Seine Gedichte sind hart, realistisch und direkt. Sie erzählen Alltagsgeschichten, Sexgeschichten, Saufgeschichten. Und in jeder von ihnen findet man zarte Zeilen von Poesie.
Seine Worte fließen ineinander, halten sich aneinander fest, schenken gleichermaßen Geborgenheit und Nähe sowie auch intellektuelle, melancholischen Schmerz und auch mal trostlose Traurigkeit. Seine Lyrik folgt keinen bekannten Gesetzmäßigkeiten, keinem Versmaß. Das Leben ist das Maß seiner Schreibkunst.
Mein Herz hat er definitiv mit seinem Schreibstil erobert. Tatsächlich bin ich schon länger ein Fan seiner geschriebenen Worte, die mich stark an eine Mischung aus Charles Bukowski trifft Jack Kerouac erinnern.

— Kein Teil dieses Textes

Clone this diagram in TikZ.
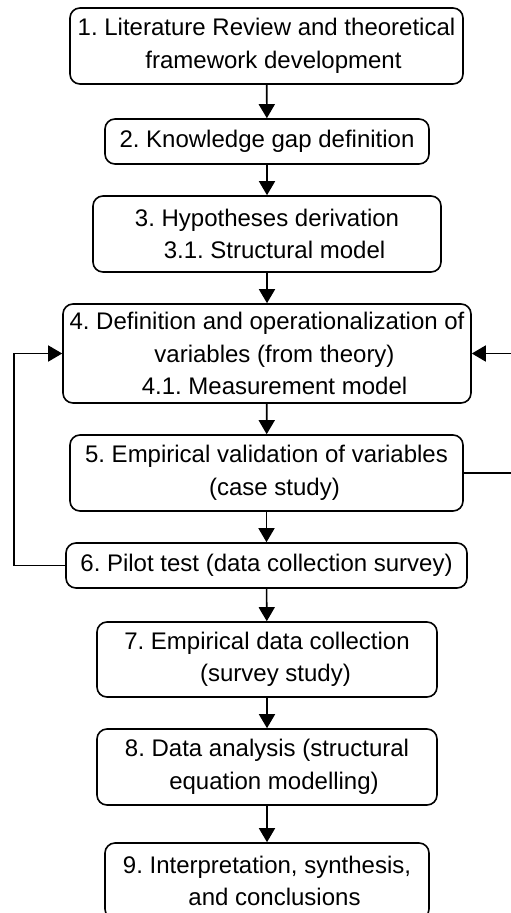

Und nun dürfen wir ihn in den Reihen der Montagslyriker ganz herzlich Willkommen heißen:
Sven Lawicki
1. Nenne den Schmerz beim Namen. Wer ist der Dämon, der dich zum Schreiben verführte?
Ich hab mit 14 Jahren mit der Schreiberei angefangen. Ich müsste lügen, wenn ich euch auftischen wollte, dass dies nichts mit Liebeskummer zu tun gehabt hätte. Ich war ganz schrecklich, unglücklich verliebt.
Auf der anderen Seite, hat es mich schon immer angetrieben, anders zu sein, als das was die breite scheiß Masse so von einem verlangt.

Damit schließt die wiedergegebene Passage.